Federal Way Public Schools will pay $5.25 million to the family of a high school student who died from sudden cardiac arrest suffered at a summer football practice in 2018.
Allen Harris, a 16-year-old sophomore, was participating in a conditioning practice on an "exceptionally hot" July 24 afternoon when he collapsed and suffered a seizure after completing several sets of wind sprints. Three coaches at the scene failed to recognize the sudden cardiac arrest symptoms, according to a lawsuit filed by his family, and didn't resuscitate him or retrieve an automated external defibrillator inside the gym office just a few yards away.
"The coaches believed Allen was simply having a seizure and had another player pour water on his head," according to court documents and a statement issued by the family's attorneys at Connelly Law Offices.
Whitney Chiang, a spokesperson for the Federal Way school district, said in a statement that Harris' death "was felt across Federal Way Public Schools, and those who knew him continue to feel this loss."
"We know our coaches did their best in a very difficult situation," she said, adding that the district's risk managers negotiated the settlement during mediation.
"Our hearts go out to those who continue to grieve the loss of this bright young man," Chiang said.

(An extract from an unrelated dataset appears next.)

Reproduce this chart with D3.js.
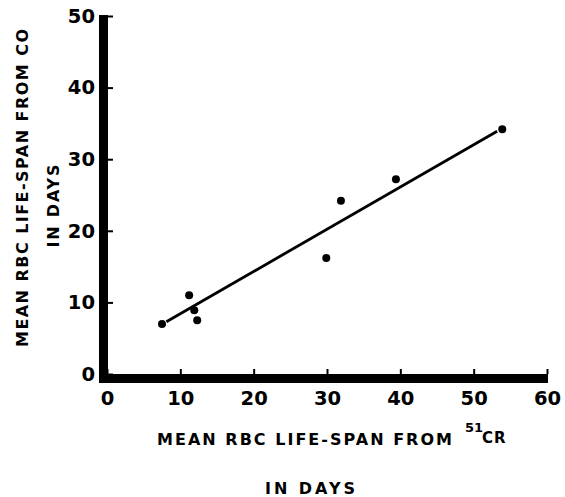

Harris fell to the ground while taking a break after finishing two sets of the sprints alongside other students. According to the National Weather Service, the high temperature on that day was 81 degrees, with humidity at 36%.
Head coach Carl Green, along with assistant coaches Jared Wren and Elijah Miller, were overseeing the workout. According to court documents and sworn depositions, Green ran over to Harris and saw he was "unresponsive with his eyes back and seizing." Miller called 911.

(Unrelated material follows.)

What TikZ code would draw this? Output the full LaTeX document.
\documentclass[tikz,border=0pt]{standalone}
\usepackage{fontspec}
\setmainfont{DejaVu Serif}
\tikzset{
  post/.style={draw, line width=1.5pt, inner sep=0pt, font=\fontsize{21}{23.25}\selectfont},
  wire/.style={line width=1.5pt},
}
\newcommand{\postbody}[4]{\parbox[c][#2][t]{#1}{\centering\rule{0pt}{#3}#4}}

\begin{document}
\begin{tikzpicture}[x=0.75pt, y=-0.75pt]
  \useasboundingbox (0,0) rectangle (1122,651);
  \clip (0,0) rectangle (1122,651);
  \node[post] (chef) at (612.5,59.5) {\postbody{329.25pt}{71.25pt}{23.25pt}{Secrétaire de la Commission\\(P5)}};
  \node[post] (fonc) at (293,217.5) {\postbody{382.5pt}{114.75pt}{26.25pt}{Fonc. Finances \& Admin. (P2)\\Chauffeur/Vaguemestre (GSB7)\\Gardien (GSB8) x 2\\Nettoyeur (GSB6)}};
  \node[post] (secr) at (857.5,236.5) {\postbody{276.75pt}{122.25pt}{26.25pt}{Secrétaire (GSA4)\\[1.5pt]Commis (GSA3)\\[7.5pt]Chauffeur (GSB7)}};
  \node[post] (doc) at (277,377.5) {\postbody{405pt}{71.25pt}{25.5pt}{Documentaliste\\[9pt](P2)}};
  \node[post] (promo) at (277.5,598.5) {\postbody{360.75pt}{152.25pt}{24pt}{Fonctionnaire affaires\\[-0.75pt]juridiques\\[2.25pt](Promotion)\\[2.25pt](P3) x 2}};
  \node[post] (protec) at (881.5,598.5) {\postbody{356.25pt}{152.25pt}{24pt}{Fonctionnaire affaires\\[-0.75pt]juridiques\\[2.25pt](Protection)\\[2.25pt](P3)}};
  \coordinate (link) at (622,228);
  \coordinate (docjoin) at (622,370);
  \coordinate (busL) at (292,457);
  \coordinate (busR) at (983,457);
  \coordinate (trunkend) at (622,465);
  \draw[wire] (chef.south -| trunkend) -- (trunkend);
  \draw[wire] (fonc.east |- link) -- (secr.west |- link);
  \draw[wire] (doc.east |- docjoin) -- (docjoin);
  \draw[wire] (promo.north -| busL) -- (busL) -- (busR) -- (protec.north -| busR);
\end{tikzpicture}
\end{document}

The lawsuit alleges more than 10 minutes passed before EMTs arrived and began attempts to resuscitate the unconscious boy. Two more minutes elapsed before the medics were able to try to shock his heart to restore a heartbeat, the lawsuit claims. Harris later died at St. Francis Hospital.
His family sued the Federal Way school district in 2019. According to family attorney Micah LeBank, discovery in the case revealed the coaches hadn't been properly trained to identify or respond to sudden cardiac arrest, which the lawsuit claims is a "well recognized medical emergency that high school programs are required to be prepared for."

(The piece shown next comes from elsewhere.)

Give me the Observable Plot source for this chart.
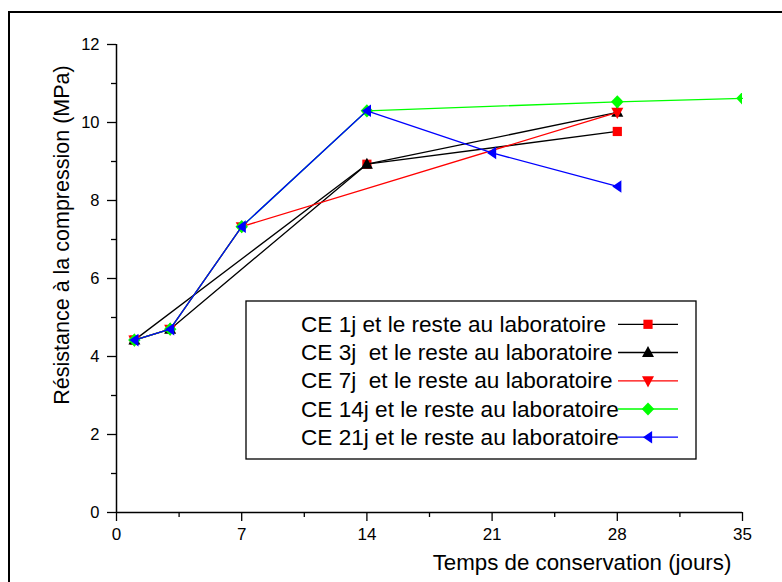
<!DOCTYPE html>
<html>
<head>
<meta charset="utf-8">
<script src="https://cdn.jsdelivr.net/npm/d3@7"></script>
<script src="https://cdn.jsdelivr.net/npm/@observablehq/plot@0.6"></script>
<style>
  html, body { margin: 0; padding: 0; background: #fff; overflow: hidden; }
  #wrap { position: relative; width: 782px; height: 582px; overflow: hidden; }
  #frame { position: absolute; left: 8px; top: 11px; width: 900px; height: 700px; border: 2px solid #000; box-sizing: border-box; pointer-events: none; }
  #chart { position: absolute; left: 0; top: 0; }
</style>
</head>
<body>
<div id="wrap"><div id="chart"></div><div id="frame"></div></div>
<script>
// ---- data ----
const seriesNames = [
  "CE 1j et le reste au laboratoire",
  "CE 3j  et le reste au laboratoire",
  "CE 7j  et le reste au laboratoire",
  "CE 14j et le reste au laboratoire",
  "CE 21j et le reste au laboratoire"
];
const days1  = [1, 14, 28];
const ce1    = [4.42, 8.93, 9.77];
const days3  = [1, 3, 14, 28];
const ce3    = [4.42, 4.70, 8.93, 10.26];
const days7  = [1, 3, 7, 28];
const ce7    = [4.42, 4.70, 7.33, 10.26];
const days14 = [1, 3, 7, 14, 28, 35];
const ce14   = [4.42, 4.70, 7.33, 10.30, 10.53, 10.62];
const days21 = [1, 3, 7, 14, 21, 28];
const ce21   = [4.42, 4.70, 7.33, 10.30, 9.22, 8.36];

const xMajor = [0, 7, 14, 21, 28, 35];
const xMinor = [3.5, 10.5, 17.5, 24.5, 31.5];
const yMajor = [0, 2, 4, 6, 8, 10, 12];
const yMinor = [1, 3, 5, 7, 9, 11];

const xTitle = "Temps de conservation (jours)";
const yTitle = "Résistance à la compression (MPa)";

// ---- symbols ----
const rOf = size => Math.sqrt(size / Math.PI);
const symSquare = {draw(c, s){ const r = rOf(s); c.rect(-r, -r, 2*r, 2*r); }};
const symUp = {draw(c, s){ const r = rOf(s); c.moveTo(0, -1.1*r); c.lineTo(r, 0.75*r); c.lineTo(-r, 0.75*r); c.closePath(); }};
const symDown = {draw(c, s){ const r = rOf(s); c.moveTo(0, 1.1*r); c.lineTo(r, -0.75*r); c.lineTo(-r, -0.75*r); c.closePath(); }};
const symDiamond = {draw(c, s){ const r = rOf(s); c.moveTo(0, -r); c.lineTo(0.95*r, 0); c.lineTo(0, r); c.lineTo(-0.95*r, 0); c.closePath(); }};
const symLeft = {draw(c, s){ const r = rOf(s); c.moveTo(-0.8*r, 0); c.lineTo(0.65*r, -r); c.lineTo(0.65*r, r); c.closePath(); }};

const series = [
  {name: seriesNames[0], days: days1,  vals: ce1,  line: "#000000", mark: "#ff0000", sym: symSquare,  r: 4.6},
  {name: seriesNames[1], days: days3,  vals: ce3,  line: "#000000", mark: "#000000", sym: symUp,      r: 6},
  {name: seriesNames[2], days: days7,  vals: ce7,  line: "#ff0000", mark: "#ff0000", sym: symDown,    r: 6},
  {name: seriesNames[3], days: days14, vals: ce14, line: "#00ff00", mark: "#00ff00", sym: symDiamond, r: 6.6},
  {name: seriesNames[4], days: days21, vals: ce21, line: "#0000ff", mark: "#0000ff", sym: symLeft,    r: 6.3}
];

const seriesMarks = [];
for (const s of series) {
  const rows = s.days.map((d, i) => ({day: d, value: s.vals[i]}));
  seriesMarks.push(Plot.line(rows, {x: "day", y: "value", stroke: s.line, strokeWidth: 1.3}));
  seriesMarks.push(Plot.dot(rows, {x: "day", y: "value", symbol: s.sym, r: s.r, fill: s.mark, stroke: "none", clip: true}));
}

const font = "'Liberation Sans', Arial, Helvetica, sans-serif";

const chart = Plot.plot({
  width: 782,
  height: 582,
  marginLeft: 116,
  marginRight: 40,
  marginTop: 44,
  marginBottom: 70,
  style: {fontFamily: font, background: "transparent", color: "#000"},
  x: {domain: [0, 35]},
  y: {domain: [0, 12]},
  marks: [
    Plot.axisY({ticks: yMajor, tickSize: 9, tickPadding: 8, fontSize: 16.5, label: null, strokeWidth: 1.3}),
    Plot.axisY({ticks: yMinor, tickSize: 5, text: null, label: null, strokeWidth: 1.3}),
    Plot.axisX({ticks: xMajor, tickSize: 9, tickPadding: 6, fontSize: 17, label: null, strokeWidth: 1.3}),
    Plot.axisX({ticks: xMinor, tickSize: 5, text: null, label: null, strokeWidth: 1.3}),
    Plot.ruleX([0], {strokeWidth: 1.5}),
    Plot.ruleY([0], {strokeWidth: 1.5}),
    ...seriesMarks
  ]
});

document.getElementById("chart").appendChild(chart);

// ---- titles & legend ----
const svg = d3.select(chart);
svg.append("text")
  .attr("transform", "translate(62,235) rotate(-90)")
  .attr("text-anchor", "middle")
  .attr("dominant-baseline", "central")
  .attr("font-family", font)
  .attr("font-size", 21.5)
  .attr("fill", "#000")
  .text(yTitle);
svg.append("text")
  .attr("x", 582).attr("y", 570)
  .attr("text-anchor", "middle")
  .attr("font-family", font)
  .attr("font-size", 22.3)
  .attr("fill", "#000")
  .text(xTitle);

const lg = svg.append("g");
lg.append("rect").attr("x", 246).attr("y", 301).attr("width", 450).attr("height", 158)
  .attr("fill", "#fff").attr("stroke", "#000").attr("stroke-width", 1.3);
const rowY = [324.3, 352.5, 380.8, 409, 437.2];
series.forEach((s, i) => {
  const y = rowY[i];
  lg.append("text").attr("x", 301).attr("y", y)
    .attr("text-anchor", "start")
    .attr("dominant-baseline", "central")
    .attr("font-family", font).attr("font-size", 22.6).attr("fill", "#000")
    .style("white-space", "pre")
    .attr("xml:space", "preserve")
    .text(s.name);
  lg.append("line").attr("x1", 618).attr("x2", 678).attr("y1", y).attr("y2", y)
    .attr("stroke", s.line).attr("stroke-width", 1.3);
  lg.append("path").attr("transform", `translate(648,${y})`)
    .attr("d", d3.symbol(s.sym, s.r * s.r * Math.PI)())
    .attr("fill", s.mark);
});
</script>
</body>
</html>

Court documents quote findings from a National Athletic Trainers' Association task force, established in 2006, that recognized sudden cardiac arrest as a significant issue within high school sports and established protocols for coaches and trainers whose players are stricken.
The group found the "single greatest factor affecting survival after out-of-hospital cardiac arrest is the time interval from arrest to defibrillation," through the use of an automated external defibrillator, a device that can be used by a layperson to identify life-threatening heart rhythms and administer a shock to restart the heart to a normal rhythm.
The lawsuit said an AED in the Federal Way High School gym could have been retrieved in "15 to 20 seconds," according to court pleadings.
Federal Way High School had hired an outside provider to prepare an emergency action plan for sudden cardiac arrest but had not provided that plan to the coaches, according to court pleadings.
LeBank said the Washington Interscholastic Activities Association instructs coaches that if an athlete collapses for no apparent reason and is unresponsive, they should assume the cause is sudden cardiac arrest, immediately start CPR and deploy an AED.
The Federal Way coaches were not familiar with that training and mistook Harris' sudden cardiac arrest for a seizure, according to the lawsuit. The district appealed the litigation to Division I of the Court of Appeals, which sided with the Harris family and ruled the district owed a duty to students to prepare for medical emergencies.
The lawsuit showed that some sworn statements contradicted 911 recordings and EMT reports. In pleadings, the district and Green, the head coach, had said Harris was initially "conscious and responsive," but Miller, an assistant coach, told the 911 operator Harris was unresponsive, unconscious and seizing. When EMTs arrived, Harris was unconscious and had no pulse, according to the pleadings.
Harris is survived by his parents, Rod and Dee Harris.
"The Harris family hopes that this settlement will encourage school districts to train their coaches to identify and respond to Sudden Cardiac Arrest and hope that Allen's legacy can save the lives of other students and student athletes," the family said in a statement.